There was so much in this story that did carry me away from the dystopia we’re living in. I adored Charlie. She was the definition of a strong female character – whip-smart and brave and funny and kind, while also being flawed and spiky and defensive and (occasionally) judgemental and mean-spirited. She felt intensely real. I also loved the depiction of Kenichi. He never felt “other”. He always felt like just another teenage boy, albeit one with some odd pronunciations of English words (who can blame him? English is a ridiculous language). Their blossoming closeness was a complete delight and so very real. I was fully invested in it from page one.

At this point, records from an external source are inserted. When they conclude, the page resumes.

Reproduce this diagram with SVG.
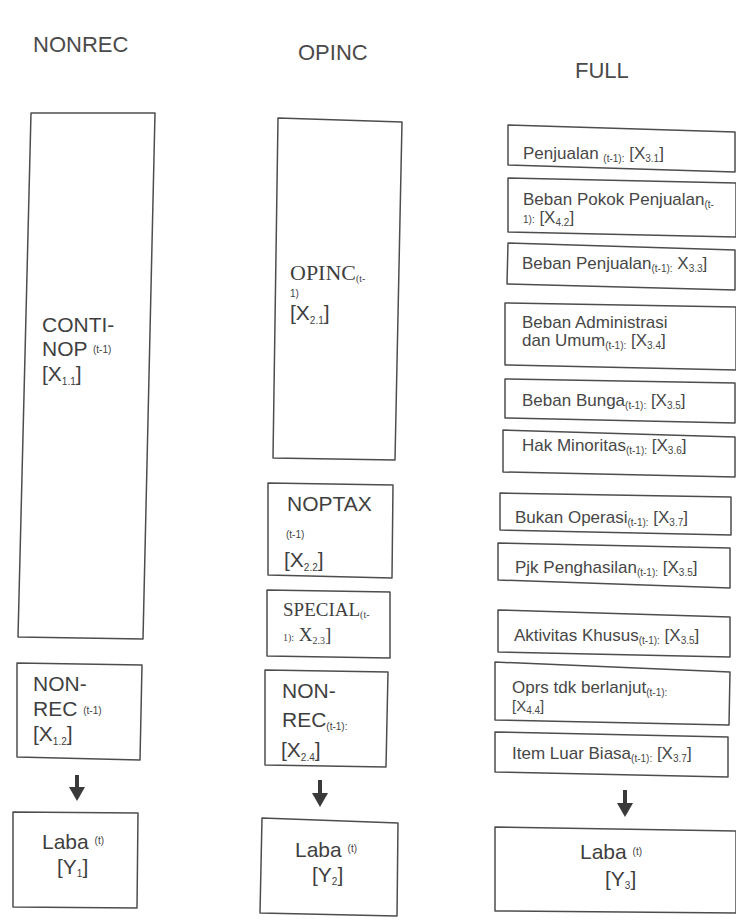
<svg xmlns="http://www.w3.org/2000/svg" width="736" height="921" viewBox="0 0 736 921">
<style>
.bg{fill:#ffffff}
.box{fill:none;stroke:#4d4d4d;stroke-width:1.5;stroke-linejoin:round}
.t{font-family:"Liberation Sans",Arial,sans-serif;fill:#3f3f3f}
.hd{font-size:22px;fill:#4a4a4a}
.big{font-size:21px}
.med{font-size:17px;fill:#474747}
.serif{font-family:"Liberation Serif","Times New Roman",serif}
.s{font-size:10px}
.arrow{stroke:#3a3a3a;stroke-width:4;fill:none}
</style>
<defs>
<marker id="head" markerUnits="userSpaceOnUse" markerWidth="14" markerHeight="16" refX="0" refY="8" orient="auto">
<path d="M0,0 L14,8 L0,16 Z" fill="#3a3a3a"/>
</marker>
</defs>
<rect class="bg" x="0" y="0" width="736" height="921"/>

<g id="headers">
<text class="t hd" x="33" y="52">NONREC</text>
<text class="t hd" x="298" y="60">OPINC</text>
<text class="t hd" x="575" y="78">FULL</text>
</g>

<!-- NONREC column -->
<g id="continop">
<polygon class="box" points="31,113 155,113 143,639 18,637"/>
<text class="t big" x="42" y="332">CONTI-</text>
<text class="t big" x="42" y="356">NOP <tspan class="s" dy="-3">(t-1)</tspan></text>
<text class="t big" x="42" y="381">[X<tspan class="s" dy="4">1.1</tspan><tspan dy="-4">]</tspan></text>
</g>
<g id="nonrec1">
<polygon class="box" points="17,663 142,665 140,760 17,757"/>
<text class="t big" x="33" y="691">NON-</text>
<text class="t big" x="33" y="716">REC <tspan class="s" dy="-2">(t-1)</tspan></text>
<text class="t big" x="33" y="741">[X<tspan class="s" dy="4">1.2</tspan><tspan dy="-4">]</tspan></text>
</g>
<g id="laba1">
<polygon class="box" points="13,812 138,813 137,908 13,907"/>
<text class="t big" x="42" y="849">Laba <tspan class="s" dy="-5">(t)</tspan></text>
<text class="t big" x="57" y="874">[Y<tspan class="s" dy="3">1</tspan><tspan dy="-3">]</tspan></text>
</g>

<!-- OPINC column -->
<g id="opinc">
<polygon class="box" points="278,118 402,122 395,460 273,458"/>
<text class="t big serif" x="290" y="280" style="font-size:22px">OPINC<tspan class="s" dy="2">(t-</tspan></text>
<text class="t s" x="290" y="297">1)</text>
<text class="t big" x="290" y="320">[X<tspan class="s" dy="4">2.1</tspan><tspan dy="-4">]</tspan></text>
</g>
<g id="noptax">
<polygon class="box" points="268,483 393,485 392,578 268,575"/>
<text class="t big" x="287" y="511">NOPTAX</text>
<text class="t s" x="286" y="538">(t-1)</text>
<text class="t big" x="284" y="567">[X<tspan class="s" dy="4">2.2</tspan><tspan dy="-4">]</tspan></text>
</g>
<g id="special">
<polygon class="box" points="267,590 390,592 390,658 267,656"/>
<text class="t serif" style="font-size:19px" x="283" y="616">SPECIAL<tspan class="s" dy="2">(t-</tspan></text>
<text class="t serif" style="font-size:19px" x="283" y="641"><tspan class="s">1):</tspan> X<tspan class="s" dy="3">2.3</tspan><tspan dy="-3">]</tspan></text>
</g>
<g id="nonrec2">
<polygon class="box" points="265,670 388,672 386,767 265,765"/>
<text class="t big" x="282" y="698">NON-</text>
<text class="t big" x="282" y="727">REC<tspan class="s" dy="3">(t-1):</tspan></text>
<text class="t big" x="281" y="757">[X<tspan class="s" dy="4">2.4</tspan><tspan dy="-4">]</tspan></text>
</g>
<g id="laba2">
<polygon class="box" points="262,818 398,823 397,916 260,913"/>
<text class="t big" x="295" y="857">Laba <tspan class="s" dy="-5">(t)</tspan></text>
<text class="t big" x="312" y="882">[Y<tspan class="s" dy="3">2</tspan><tspan dy="-3">]</tspan></text>
</g>

<!-- FULL column -->
<g id="penjualan">
<polygon class="box" points="508,125 735,132 735,172 508,165"/>
<text class="t med" x="523" y="159">Penjualan <tspan class="s" dy="3">(t-1):</tspan><tspan dy="-3"> [X</tspan><tspan class="s" dy="3">3.1</tspan><tspan dy="-3">]</tspan></text>
</g>
<g id="bpp">
<polygon class="box" points="508,178 736,183 736,237 508,232"/>
<text class="t med" x="523" y="205">Beban Pokok Penjualan<tspan class="s" dy="3">(t-</tspan></text>
<text class="t med" x="523" y="223"><tspan class="s">1):</tspan> [X<tspan class="s" dy="3">4.2</tspan><tspan dy="-3">]</tspan></text>
</g>
<g id="bpenj">
<polygon class="box" points="508,243 735,250 735,290 507,284"/>
<text class="t med" x="522" y="269">Beban Penjualan<tspan class="s" dy="3">(t-1):</tspan><tspan dy="-3"> X</tspan><tspan class="s" dy="3">3.3</tspan><tspan dy="-3">]</tspan></text>
</g>
<g id="badm">
<polygon class="box" points="505,303 736,307 736,370 505,365"/>
<text class="t med" x="522" y="328">Beban Administrasi</text>
<text class="t med" x="522" y="346">dan Umum<tspan class="s" dy="3">(t-1):</tspan><tspan dy="-3"> [X</tspan><tspan class="s" dy="3">3.4</tspan><tspan dy="-3">]</tspan></text>
</g>
<g id="bbunga">
<polygon class="box" points="505,379 735,383 735,423 505,418"/>
<text class="t med" x="522" y="406">Beban Bunga<tspan class="s" dy="3">(t-1):</tspan><tspan dy="-3"> [X</tspan><tspan class="s" dy="3">3.5</tspan><tspan dy="-3">]</tspan></text>
</g>
<g id="hakmin">
<polygon class="box" points="503,430 735,437 735,477 503,472"/>
<text class="t med" x="522" y="451">Hak Minoritas<tspan class="s" dy="3">(t-1):</tspan><tspan dy="-3"> [X</tspan><tspan class="s" dy="3">3.6</tspan><tspan dy="-3">]</tspan></text>
</g>
<g id="bukanop">
<polygon class="box" points="500,493 731,497 731,535 500,530"/>
<text class="t med" x="515" y="523">Bukan Operasi<tspan class="s" dy="3">(t-1):</tspan><tspan dy="-3"> [X</tspan><tspan class="s" dy="3">3.7</tspan><tspan dy="-3">]</tspan></text>
</g>
<g id="pjk">
<polygon class="box" points="498,543 730,548 730,588 498,580"/>
<text class="t med" x="515" y="573">Pjk Penghasilan<tspan class="s" dy="3">(t-1):</tspan><tspan dy="-3"> [X</tspan><tspan class="s" dy="3">3.5</tspan><tspan dy="-3">]</tspan></text>
</g>
<g id="aktivitas">
<polygon class="box" points="498,610 730,617 730,657 498,652"/>
<text class="t med" x="514" y="641">Aktivitas Khusus<tspan class="s" dy="3">(t-1):</tspan><tspan dy="-3"> [X</tspan><tspan class="s" dy="3">3.5</tspan><tspan dy="-3">]</tspan></text>
</g>
<g id="oprs">
<polygon class="box" points="495,662 730,672 729,725 495,720"/>
<text class="t med" x="512" y="693">Oprs tdk berlanjut<tspan class="s" dy="3">(t-1):</tspan></text>
<text class="t" style="font-size:15px;fill:#474747" x="512" y="711">[X<tspan class="s" dy="3">4.4</tspan><tspan dy="-3">]</tspan></text>
</g>
<g id="itemluar">
<polygon class="box" points="495,732 728,737 728,777 495,772"/>
<text class="t med" x="512" y="759">Item Luar Biasa<tspan class="s" dy="3">(t-1):</tspan><tspan dy="-3"> [X</tspan><tspan class="s" dy="3">3.7</tspan><tspan dy="-3">]</tspan></text>
</g>
<g id="laba3">
<polygon class="box" points="495,827 736,831 736,913 495,911"/>
<text class="t big" x="580" y="859">Laba <tspan class="s" dy="-4">(t)</tspan></text>
<text class="t big" x="605" y="886">[Y<tspan class="s" dy="3">3</tspan><tspan dy="-3">]</tspan></text>
</g>

<g id="connectors">
<line class="arrow" x1="77" y1="775" x2="77" y2="787" marker-end="url(#head)"/>
<line class="arrow" x1="320" y1="780" x2="320" y2="793" marker-end="url(#head)"/>
<line class="arrow" x1="625" y1="790" x2="625" y2="803" marker-end="url(#head)"/>
</g>
</svg>
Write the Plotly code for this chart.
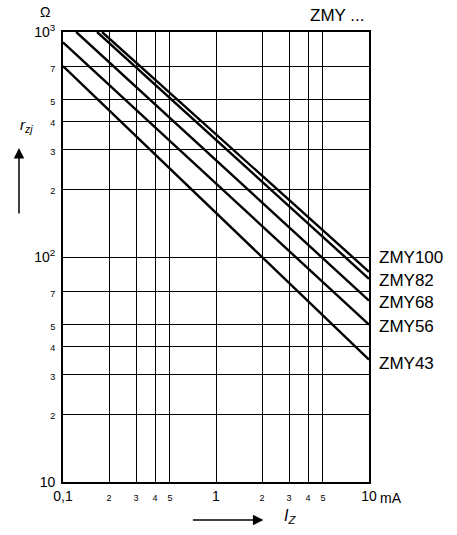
import math
import plotly.graph_objects as go

# ---- data ----
series_names = ["ZMY100", "ZMY82", "ZMY68", "ZMY56", "ZMY43"]
iz_start = [0.18, 0.167, 0.122, 0.1, 0.1]        # mA
rz_start = [1000, 1000, 1000, 900, 705]           # ohm
iz_end = [10, 10, 10, 10, 10]                     # mA
rz_end = [86, 80, 64, 50, 35]                     # ohm
label_y = [99, 79, 63, 49, 33.5]                  # ohm, label anchor

x_tickvals = [0.1, 0.2, 0.3, 0.4, 0.5, 1, 2, 3, 4, 5, 10]
x_ticktext = ["0,1", "2", "3", "4", "5", "1", "2", "3", "4", "5", "10"]
y_tickvals = [10, 20, 30, 40, 50, 70, 100, 200, 300, 400, 500, 700, 1000]
y_ticktext = ["10", "2", "3", "4", "5", "7", "10<sup>2</sup>", "2", "3", "4", "5", "7", "10<sup>3</sup>"]
big_x = {"0,1", "1", "10"}
big_y = {"10", "10<sup>2</sup>", "10<sup>3</sup>"}

FONT = "Liberation Sans, Arial, sans-serif"

def fmt(t, big):
    size = 14 if big else 9
    return f"<span style='font-size:{size}px'>{t}</span>"

fig = go.Figure()
for name, x0, y0, x1, y1 in zip(series_names, iz_start, rz_start, iz_end, rz_end):
    fig.add_trace(go.Scatter(x=[x0, x1], y=[y0, y1], mode="lines",
                             line=dict(color="black", width=2.4),
                             name=name, showlegend=False, hoverinfo="skip"))

for name, ly in zip(series_names, label_y):
    fig.add_annotation(x=1.025, xref="paper", y=math.log10(ly), yref="y",
                       text=name, showarrow=False, xanchor="left", yanchor="middle",
                       font=dict(family=FONT, size=17, color="black"))

fig.update_xaxes(type="log", range=[-1, 1],
                 tickvals=x_tickvals,
                 ticktext=[fmt(t, t in big_x) for t in x_ticktext],
                 showgrid=True, gridcolor="black", gridwidth=1.3,
                 showline=True, linecolor="black", linewidth=1.8, mirror=True,
                 ticks="", zeroline=False,
                 tickfont=dict(family=FONT, size=14, color="black"))
fig.update_yaxes(type="log", range=[1, 3],
                 tickvals=y_tickvals,
                 ticktext=[fmt(t, t in big_y) for t in y_ticktext],
                 showgrid=True, gridcolor="black", gridwidth=1.3,
                 showline=True, linecolor="black", linewidth=1.8, mirror=True,
                 ticks="", zeroline=False, ticklabelstandoff=3,
                 tickfont=dict(family=FONT, size=14, color="black"))

def note(x, y, text, size, xanchor="center", **kw):
    fig.add_annotation(x=x, y=y, xref="paper", yref="paper", text=text,
                       showarrow=False, xanchor=xanchor, yanchor="middle",
                       font=dict(family=FONT, size=size, color="black"), **kw)

# units / titles
note(1.03, 0.0, "mA", 14, xanchor="left", yshift=-16)
note(-0.0588, 1.044, "Ω", 14)
note(0.895, 1.036, "ZMY ...", 17)
note(-0.118, 0.793, "<i>r</i><sub><i>zj</i></sub>", 15)
note(0.742, -0.076, "<i>I</i><sub><i>Z</i></sub>", 16)

fig.add_annotation(x=-0.1438, y=0.742, xref="paper", yref="paper",
                   ax=0, ay=67, axref="pixel", ayref="pixel", text="",
                   showarrow=True, arrowhead=2, arrowsize=1.4, arrowwidth=1.5, arrowcolor="black")
fig.add_annotation(x=0.655, y=-0.0844, xref="paper", yref="paper",
                   ax=-72, ay=0, text="", showarrow=True, arrowhead=2,
                   arrowsize=1.4, arrowwidth=1.5, arrowcolor="black")

fig.update_layout(width=457, height=535,
                  margin=dict(l=63, r=88, t=32, b=53),
                  paper_bgcolor="white", plot_bgcolor="white",
                  font=dict(family=FONT, color="black"))

fig.write_html("out.html", config={"displayModeBar": False},
               post_script="document.body.style.margin='0';")
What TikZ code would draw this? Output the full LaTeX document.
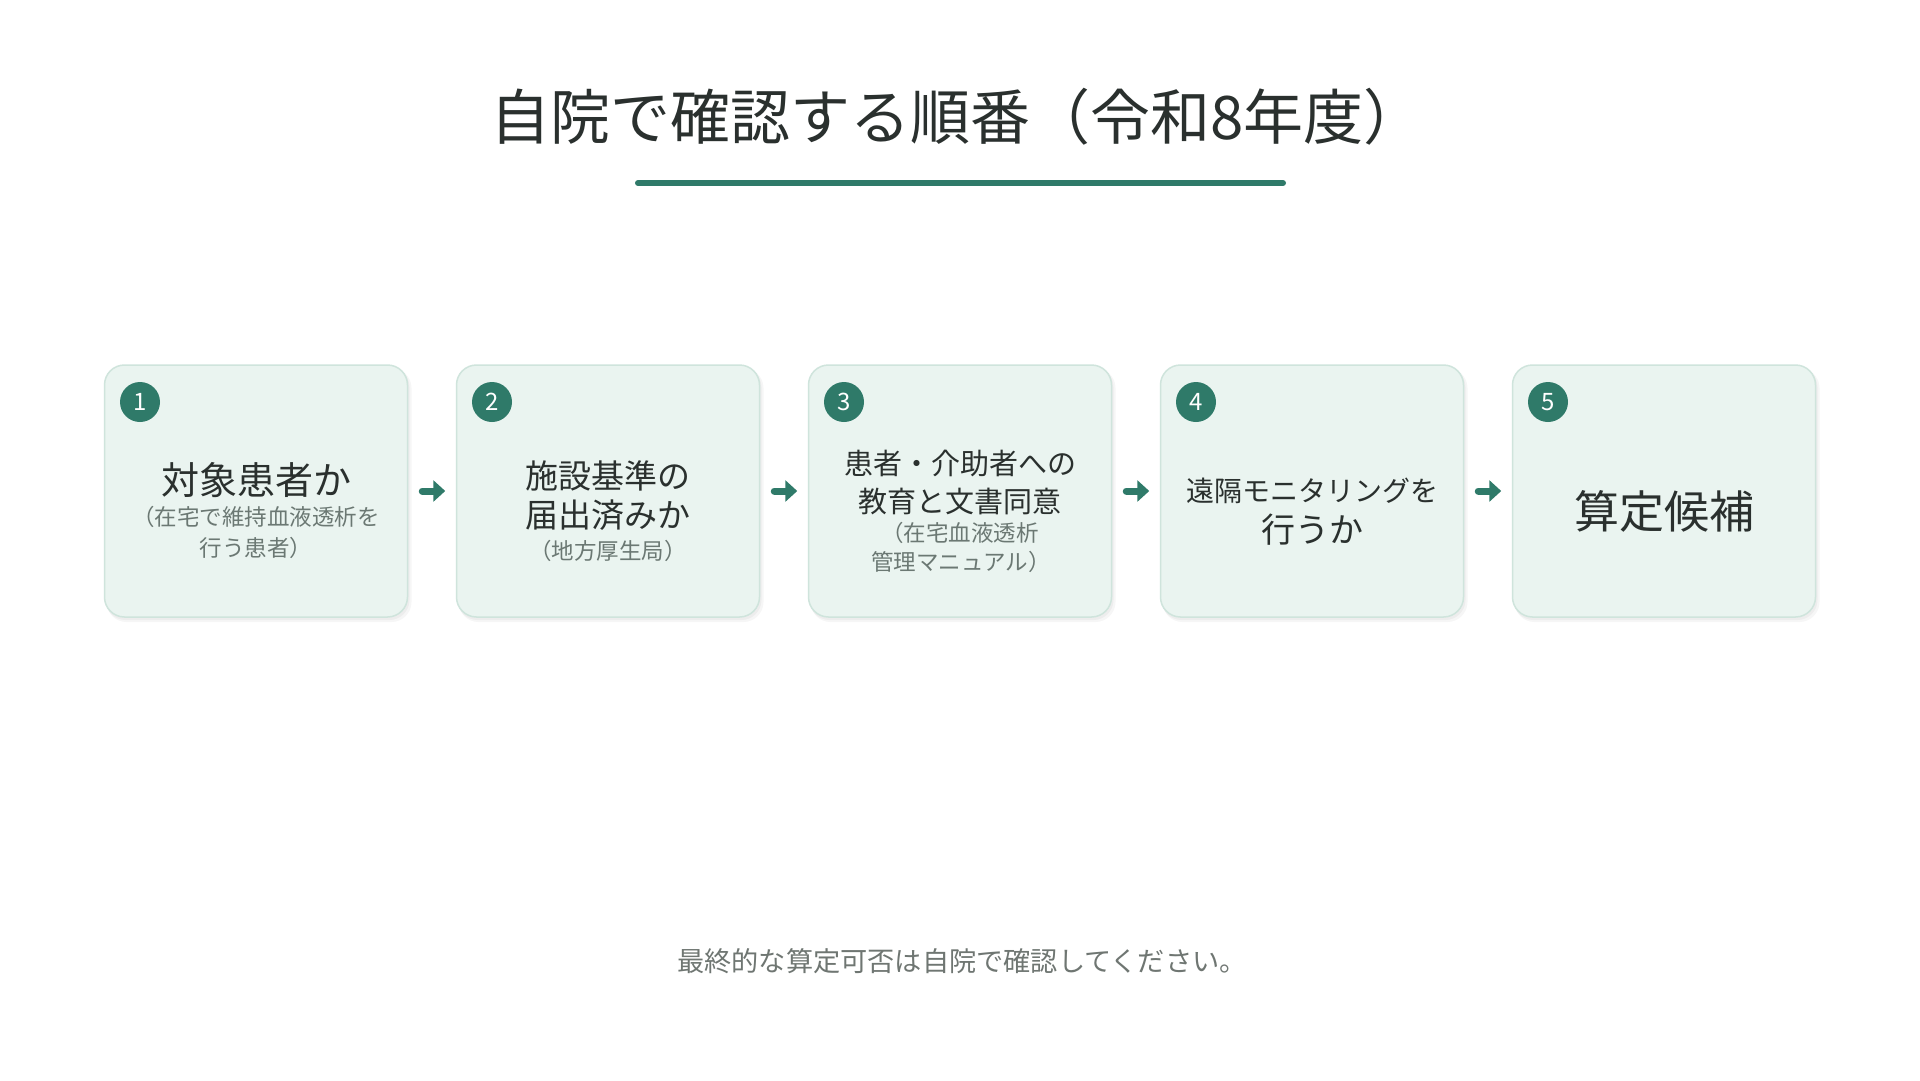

The relationships between the other characters – particularly Charlie and her mother and grandmother – completely captivated me. Fussell never shies away from writing the hard stuff and some of this felt so raw it was difficult to read, but so very worth it. The mystery of what happened to Charlie’s brother is absorbing, and heartbreaking when the truth of what happened is revealed.

I was also totally fascinated by the descriptions of synaesthesia. I still have enormous trouble wrapping my head around what it would feel like (I’ve gone down a rabbit hole of watching YouTube videos about it but I’m still completely stumped). However, Sandy Fussell does a magnificent job of bringing this amazing phenomenon to life on the page. It still feels like a kind of implausible magic, but maybe that’s fine. Maybe I’m not meant to understand.

What I wasn’t expecting, when I picked up this book, is that the historical aspects of the story would feel so pertinent today. The uncertainty and fear and paranoia when we’re faced with life-threatening situations feels very similar to what we’re going through now. The sense that life has shifted in a way we will never comprehend and that we must live one day at a time in order to get through it all – that feels uncannily like our reality now. And the kindness of strangers – so powerfully described in the book – is what we all must strive for and take comfort in.

I read Red Day at exactly the right time. It carried me away and comforted me and made me feel less alone. And at times like these, there is nothing more valuable than a book that does this.